> **INSTRUCTION**
Wherever "React" appears in a line, list that line.
:: DATA BLOCK
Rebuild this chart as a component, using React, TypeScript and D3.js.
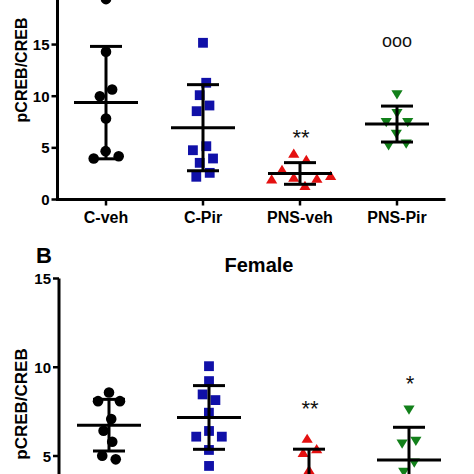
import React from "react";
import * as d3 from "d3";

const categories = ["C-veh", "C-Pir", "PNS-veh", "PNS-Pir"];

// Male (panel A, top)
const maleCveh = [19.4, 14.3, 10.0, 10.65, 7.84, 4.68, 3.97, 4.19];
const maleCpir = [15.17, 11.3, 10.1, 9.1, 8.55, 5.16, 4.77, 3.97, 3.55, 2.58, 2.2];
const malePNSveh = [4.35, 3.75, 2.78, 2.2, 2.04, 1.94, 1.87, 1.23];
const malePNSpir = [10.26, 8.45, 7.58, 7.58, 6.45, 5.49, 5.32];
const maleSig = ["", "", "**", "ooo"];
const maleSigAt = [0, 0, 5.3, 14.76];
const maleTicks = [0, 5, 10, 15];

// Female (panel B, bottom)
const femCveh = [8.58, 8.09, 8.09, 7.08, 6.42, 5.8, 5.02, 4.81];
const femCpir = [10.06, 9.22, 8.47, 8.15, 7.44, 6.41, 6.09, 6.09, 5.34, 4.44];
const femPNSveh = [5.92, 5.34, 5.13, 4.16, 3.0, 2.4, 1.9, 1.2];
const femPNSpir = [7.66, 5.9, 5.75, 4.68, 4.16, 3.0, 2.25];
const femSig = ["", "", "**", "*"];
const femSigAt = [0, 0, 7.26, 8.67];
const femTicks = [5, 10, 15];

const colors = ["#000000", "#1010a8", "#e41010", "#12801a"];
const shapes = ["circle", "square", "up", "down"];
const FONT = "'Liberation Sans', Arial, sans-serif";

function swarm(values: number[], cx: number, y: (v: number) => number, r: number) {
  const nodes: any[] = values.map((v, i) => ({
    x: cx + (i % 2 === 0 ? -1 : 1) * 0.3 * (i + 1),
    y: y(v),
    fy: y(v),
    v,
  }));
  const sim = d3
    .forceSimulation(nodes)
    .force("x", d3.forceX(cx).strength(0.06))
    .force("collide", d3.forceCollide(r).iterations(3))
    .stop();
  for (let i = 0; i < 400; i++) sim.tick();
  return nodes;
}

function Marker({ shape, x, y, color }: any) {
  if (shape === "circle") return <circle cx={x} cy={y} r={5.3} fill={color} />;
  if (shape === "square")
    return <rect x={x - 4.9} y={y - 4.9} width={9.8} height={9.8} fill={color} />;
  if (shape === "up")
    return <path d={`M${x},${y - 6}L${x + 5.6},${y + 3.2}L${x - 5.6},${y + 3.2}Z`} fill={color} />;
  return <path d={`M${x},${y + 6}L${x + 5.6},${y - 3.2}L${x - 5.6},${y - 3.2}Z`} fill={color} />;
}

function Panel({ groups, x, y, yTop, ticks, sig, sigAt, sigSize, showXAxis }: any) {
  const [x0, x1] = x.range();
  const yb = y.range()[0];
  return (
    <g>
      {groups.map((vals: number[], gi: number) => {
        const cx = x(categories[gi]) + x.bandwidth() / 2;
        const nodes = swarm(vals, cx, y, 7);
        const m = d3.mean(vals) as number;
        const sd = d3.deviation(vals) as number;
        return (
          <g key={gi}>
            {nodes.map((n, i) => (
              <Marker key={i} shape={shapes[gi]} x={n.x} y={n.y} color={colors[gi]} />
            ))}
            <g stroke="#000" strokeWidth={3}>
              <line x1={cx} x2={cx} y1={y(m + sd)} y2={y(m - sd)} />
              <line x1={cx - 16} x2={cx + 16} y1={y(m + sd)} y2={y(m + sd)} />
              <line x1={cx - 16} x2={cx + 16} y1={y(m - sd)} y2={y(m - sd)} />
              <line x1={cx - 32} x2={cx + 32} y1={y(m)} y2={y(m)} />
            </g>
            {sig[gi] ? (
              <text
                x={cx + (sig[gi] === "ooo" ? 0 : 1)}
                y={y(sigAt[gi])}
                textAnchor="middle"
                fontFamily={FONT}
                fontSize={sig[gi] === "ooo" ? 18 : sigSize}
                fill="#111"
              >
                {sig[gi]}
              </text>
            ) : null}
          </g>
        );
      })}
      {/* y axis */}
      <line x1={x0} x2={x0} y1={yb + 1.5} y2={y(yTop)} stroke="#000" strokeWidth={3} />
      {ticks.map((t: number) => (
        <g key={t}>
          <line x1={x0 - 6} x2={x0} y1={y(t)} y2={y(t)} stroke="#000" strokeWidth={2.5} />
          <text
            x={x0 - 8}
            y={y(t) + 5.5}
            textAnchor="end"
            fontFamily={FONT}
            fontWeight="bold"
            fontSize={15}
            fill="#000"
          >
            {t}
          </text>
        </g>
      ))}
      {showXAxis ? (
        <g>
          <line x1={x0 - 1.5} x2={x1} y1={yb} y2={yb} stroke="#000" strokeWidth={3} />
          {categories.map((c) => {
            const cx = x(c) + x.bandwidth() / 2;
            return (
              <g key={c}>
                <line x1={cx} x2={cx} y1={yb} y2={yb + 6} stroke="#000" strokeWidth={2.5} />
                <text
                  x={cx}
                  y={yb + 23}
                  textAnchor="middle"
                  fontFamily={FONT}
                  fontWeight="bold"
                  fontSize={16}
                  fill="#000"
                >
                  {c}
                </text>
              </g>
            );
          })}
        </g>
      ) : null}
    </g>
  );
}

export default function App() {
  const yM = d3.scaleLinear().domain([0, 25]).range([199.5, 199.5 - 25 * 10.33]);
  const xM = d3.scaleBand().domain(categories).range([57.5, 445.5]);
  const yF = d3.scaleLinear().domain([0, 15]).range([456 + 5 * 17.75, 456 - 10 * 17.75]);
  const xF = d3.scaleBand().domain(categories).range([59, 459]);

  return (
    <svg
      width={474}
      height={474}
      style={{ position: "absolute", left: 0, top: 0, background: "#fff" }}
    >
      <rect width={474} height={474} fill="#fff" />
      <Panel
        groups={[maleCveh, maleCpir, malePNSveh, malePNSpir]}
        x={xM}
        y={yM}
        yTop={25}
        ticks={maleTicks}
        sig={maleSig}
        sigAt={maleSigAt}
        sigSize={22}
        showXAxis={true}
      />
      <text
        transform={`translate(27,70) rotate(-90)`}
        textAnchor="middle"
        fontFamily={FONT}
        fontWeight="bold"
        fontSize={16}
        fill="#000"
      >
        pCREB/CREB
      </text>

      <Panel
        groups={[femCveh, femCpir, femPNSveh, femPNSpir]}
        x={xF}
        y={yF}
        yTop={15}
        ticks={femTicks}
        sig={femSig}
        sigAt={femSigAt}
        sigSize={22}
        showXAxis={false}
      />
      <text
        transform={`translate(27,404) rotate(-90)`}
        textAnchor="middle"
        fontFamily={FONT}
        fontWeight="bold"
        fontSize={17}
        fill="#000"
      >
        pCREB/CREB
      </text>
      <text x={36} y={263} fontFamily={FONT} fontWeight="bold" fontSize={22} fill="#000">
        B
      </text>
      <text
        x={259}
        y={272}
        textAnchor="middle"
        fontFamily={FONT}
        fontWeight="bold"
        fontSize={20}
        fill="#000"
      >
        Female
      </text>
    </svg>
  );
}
::::
> **THE OUTPUT**
Rebuild this chart as a component, using React, TypeScript and D3.js.
import React from "react";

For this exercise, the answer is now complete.